Ok, j’avoue, c’est une déformation professionnelle, je suis une des rares personnes qui apprécie d’être la cible d’opérations de cold calling sur le téléphone fixe de mon domicile (qui ne sert d’ailleurs pratiquement plus qu’à cela). J’aime écouter, évaluer les accroches, les pitchs, les méthodes. Je recherche les bonnes techniques, m’irrite des scripts débilitants, des télémarketeurs blasés, détachés, qui ne prennent pas (ou plus) de plaisir à l’exercice. Je suis toujours prêt à reconnaître la compétence quand elle se présente et il m’arrive même de féliciter (trop rarement hélas) quelques un de ces « mineurs de fond » du téléphone quand la chaleur, la sympathie et la fluidité du discours se marie à un vrai talent et à un bon process de vente.
Et c’est précisément ce qui s’est passé hier en fin de journée, alors que je terminais un échange avec un démarcheur de chez ENI qui m’avait convaincu avec calme, gentillesse et efficacité d’accepter un rendez-vous avec un spécialiste de l’énergie pour faire le point sur ma consommation gaz et électricité. J’avais clos l’appel en lui témoignant ma surprise et ma satisfaction quand à son agilité et sa compétence. Le processus étant bien au point, j’avais la liste de ce que je devais préparer et un SMS m’avait confirmé quelques minutes après l’appel, l’heure du rendez-vous avec quelques autres infos.
Et puis ? Et puis rien ! Après 45 minutes d’attente, j’ai fini par contacter leurs services pour leur signifier que ce n’était plus la peine de se pointer chez moi. « Notre collaborateur a peut-être eu un empêchement, Monsieur ». « Certes, Madame, mais dans ce cas, on prévient » me suis-je fendu de répondre avant de terminer d’un trait le café (froid) que j’avais préparé pour le commercial (sous le conseil avisé de son téléopérateur) Non mais !
Voila une petite anecdote qui en dit long sur la problématique des pratiques commerciales d’aujourd’hui. Beaucoup de process et beaucoup de gâchis ! Quand je pense aux efforts de ces forçats du CRM et du téléphone, le casque vissé sur les oreilles, a devoir appeler des centaines de numéros par jour, à se battre et débattre pour arracher un précieux rendez-vous à des prospects de plus en plus saturés, blasés, rétifs (et de moins en moins polis), quand je pense aux coûts d’acquisition (que je connais hélas) d’un tel rendez-vous pour constater en bout de course que cette relation client naissante vient d’avorter définitivement par un terrible manque de sérieux et quand je pense dans la foulée à tout le temps, l’argent et l’énergie investis dans ces outils et ces processus sensés faciliter la relation client depuis « l’awareness » jusqu’au « closing – on going order » pour en arriver a un si piètre résultat, ça me file une nausée professionnelle sévère.

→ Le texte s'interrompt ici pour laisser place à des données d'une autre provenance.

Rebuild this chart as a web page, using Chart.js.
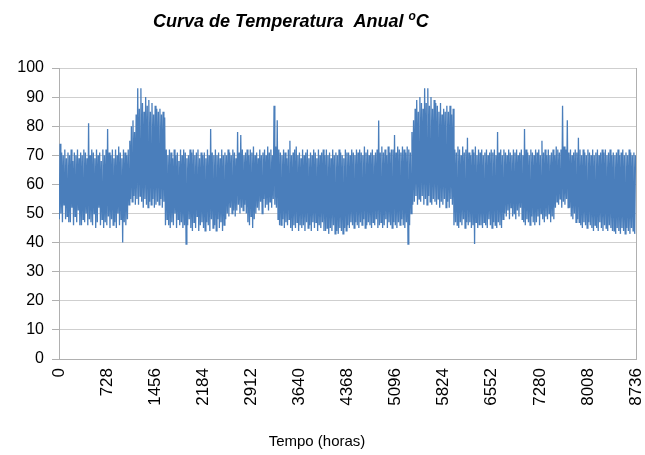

Entendons-nous; je suis absolument convaincu de l’utilité de la pléthore d’outils à la disposition des entreprises d’aujourd’hui. Le (social)CRM est un Must, la gestion collaborative des Pipelines représente une opportunité fantastique, sans compter sur l’utilisation des données pour mieux comprendre, mieux satisfaire, mieux cibler et mieux adresser nos clients ! Pour rien au monde je ne troquerais mon iPhone contre un Rolodex, les réseaux sociaux contre un « top 30.000 » de 3 kilos et mes applications de suivi d’affaires contre un véléda et un effaceur.

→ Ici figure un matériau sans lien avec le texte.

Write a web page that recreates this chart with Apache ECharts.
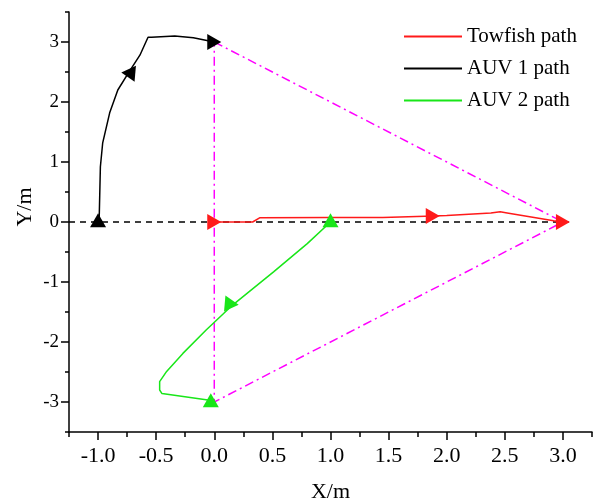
<!DOCTYPE html>
<html>
<head>
<meta charset="utf-8">
<script src="https://cdn.jsdelivr.net/npm/echarts@6/dist/echarts.min.js"></script>
<style>
  html, body { margin: 0; padding: 0; background: #fff; }
  #chart { width: 596px; height: 503px; }
</style>
</head>
<body>
<div id="chart"></div>
<script>
// tick values
const xMajorTicks = [-1, -0.5, 0, 0.5, 1, 1.5, 2, 2.5, 3];
const yMajorTicks = [-3, -2, -1, 0, 1, 2, 3];

const seriesNames = ['Towfish path', 'AUV 1 path', 'AUV 2 path'];

// paths, [x, y] in metres
const towfishPath = [[0, 0], [0.33, 0], [0.39, 0.07], [1.0, 0.075], [1.45, 0.075], [1.89, 0.1],
  [2.0, 0.11], [2.38, 0.15], [2.46, 0.17], [2.52, 0.15], [2.92, 0.02], [3.0, 0.0]];
const auv1Path = [[-1.0, 0], [-0.99, 0.07], [-0.98, 0.92], [-0.96, 1.32], [-0.9, 1.82], [-0.83, 2.2],
  [-0.74, 2.48], [-0.64, 2.78], [-0.57, 3.08], [-0.54, 3.08], [-0.34, 3.1], [-0.18, 3.07], [0, 3.0]];
const auv2Path = [[1.0, 0], [0.8, -0.36], [0.51, -0.83], [0.16, -1.38], [-0.07, -1.8], [-0.27, -2.19],
  [-0.41, -2.49], [-0.47, -2.66], [-0.47, -2.8], [-0.45, -2.86], [-0.04, -2.97], [0, -3.0]];

// arrow markers along each path
const towfishMarks = [[0, 0], [1.88, 0.1], [3.0, 0]];
const auv1Marks = [[-1.0, 0.03], [-0.74, 2.48], [0, 3.0]];
const auv2Marks = [[1.0, 0.03], [0.15, -1.37], [-0.03, -2.97]];

// reference lines
const baseLine = [[-1.25, 0], [3.05, 0]];
const formation = [[0, 3], [3, 0], [0, -3], [0, 3]];

const serif = '"Liberation Serif", "Times New Roman", serif';
const colors = { towfish: '#ff1a1a', auv1: '#000000', auv2: '#19e619', form: '#ff00ff' };

function marks(points, rotations, color) {
  return {
    type: 'scatter',
    symbol: 'triangle',
    symbolSize: [16, 14],
    itemStyle: { color: color, opacity: 1 },
    z: 5,
    silent: true,
    data: points.map((p, i) => ({ value: p, symbolRotate: rotations[i] }))
  };
}

function pathLine(name, data, color) {
  return {
    name: name,
    type: 'line',
    data: data,
    symbol: 'none',
    lineStyle: { color: color, width: 1.5 },
    itemStyle: { color: color },
    z: 3
  };
}

const isMajor = (v, list) => list.some(t => Math.abs(t - v) < 1e-6);
const tickStyle = { color: '#000', width: 1.5 };

const chart = echarts.init(document.getElementById('chart'));
chart.setOption({
  animation: false,
  backgroundColor: '#fff',
  grid: { left: 69, right: 4, top: 12, bottom: 71, containLabel: false, outerBoundsMode: 'none' },
  legend: {
    data: seriesNames,
    orient: 'vertical',
    left: 399,
    top: 21,
    icon: 'rect',
    itemWidth: 58,
    itemHeight: 2,
    itemGap: 11,
    textStyle: { fontFamily: serif, fontSize: 21, color: '#000', lineHeight: 20 }
  },
  xAxis: [{
    // minor ticks every 0.25, labels only on the half units
    type: 'value',
    min: -1.25, max: 3.25, interval: 0.25,
    position: 'bottom',
    name: 'X/m',
    nameLocation: 'middle',
    nameGap: 49,
    nameTextStyle: { fontFamily: serif, fontSize: 22, color: '#000' },
    axisLine: { show: true, onZero: false, lineStyle: { color: '#000', width: 1.5 } },
    axisTick: { show: true, length: 5, lineStyle: tickStyle },
    axisLabel: { fontFamily: serif, fontSize: 22, color: '#000', margin: 13,
      showMinLabel: true, showMaxLabel: true,
      formatter: v => isMajor(v, xMajorTicks) ? v.toFixed(1) : '' },
    splitLine: { show: false }
  }, {
    // longer major ticks
    type: 'value',
    min: -1.25, max: 3.25,
    position: 'bottom',
    axisLine: { show: false, onZero: false },
    axisTick: { show: true, customValues: xMajorTicks, length: 8, lineStyle: tickStyle },
    axisLabel: { show: false, customValues: xMajorTicks },
    splitLine: { show: false }
  }],
  yAxis: [{
    type: 'value',
    min: -3.5, max: 3.5, interval: 0.5,
    position: 'left',
    name: 'Y/m',
    nameLocation: 'middle',
    nameGap: 33,
    nameMoveOverlap: false,
    nameTextStyle: { fontFamily: serif, fontSize: 22, color: '#000', padding: [0, 0, 0, 30] },
    axisLine: { show: true, onZero: false, lineStyle: { color: '#000', width: 1.5 } },
    axisTick: { show: true, length: 4, lineStyle: tickStyle },
    axisLabel: { fontFamily: serif, fontSize: 19, color: '#000', margin: 10,
      formatter: v => isMajor(v, yMajorTicks) ? String(v) : '' },
    splitLine: { show: false }
  }, {
    type: 'value',
    min: -3.5, max: 3.5,
    position: 'left',
    axisLine: { show: false, onZero: false },
    axisTick: { show: true, customValues: yMajorTicks, length: 8, lineStyle: tickStyle },
    axisLabel: { show: false, customValues: yMajorTicks },
    splitLine: { show: false }
  }],
  series: [
    {
      type: 'line', data: baseLine, symbol: 'none', silent: true, z: 1,
      lineStyle: { color: '#000', width: 1.3, type: [6, 5] }
    },
    {
      type: 'line', data: formation, symbol: 'none', silent: true, z: 2,
      lineStyle: { color: colors.form, width: 1.5, type: [9, 4, 2, 4] }
    },
    pathLine(seriesNames[0], towfishPath, colors.towfish),
    pathLine(seriesNames[1], auv1Path, colors.auv1),
    pathLine(seriesNames[2], auv2Path, colors.auv2),
    marks(towfishMarks, [-90, -90, -90], colors.towfish),
    marks(auv1Marks, [0, 85, -90], colors.auv1),
    marks(auv2Marks, [0, -95, 0], colors.auv2)
  ]
});
</script>
</body>
</html>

Mais l’optique purement productiviste et financière cause de gros problèmes d’usages et de jonctions. A force de ne plus être que des lignes d’informations dans un système, les outils déshumanisent le processus général de la relation client qu’ils simplifient pourtant. Nous avons les moyens de faire mieux, mais on nous demande seulement d’en faire plus ! Le temps gagné n’est pas réinvesti dans l’humain mais dans la productivité, au détriment même de l’objectif premier : la satisfaction client. Le beau pipeline a des fuites et au lieu de les colmater, beaucoup d’entreprises prennent le parti d’augmenter le flux et le débit, ce qui, à coup sur, ne manquera pas d’augmenter également le volume du gâchis.
Il faut réapprendre à vendre à l’heure du Data-Roi. Nos nouveaux outils doivent permettre de dégager du temps et de l’attention sincère pour nos clients, nous aider à entretenir de vraies relations. Nos clients y sont sensibles précisément parce que l’attention et l’authenticité deviennent des denrées de plus en plus rares. Cessons de repenser les flux, repensons la Qualité de la Relation au lieu de vouloir toujours augmenter les quantités de relations de plus en plus superficielles et totalement dépourvues de la moindre étincelle de sincérite.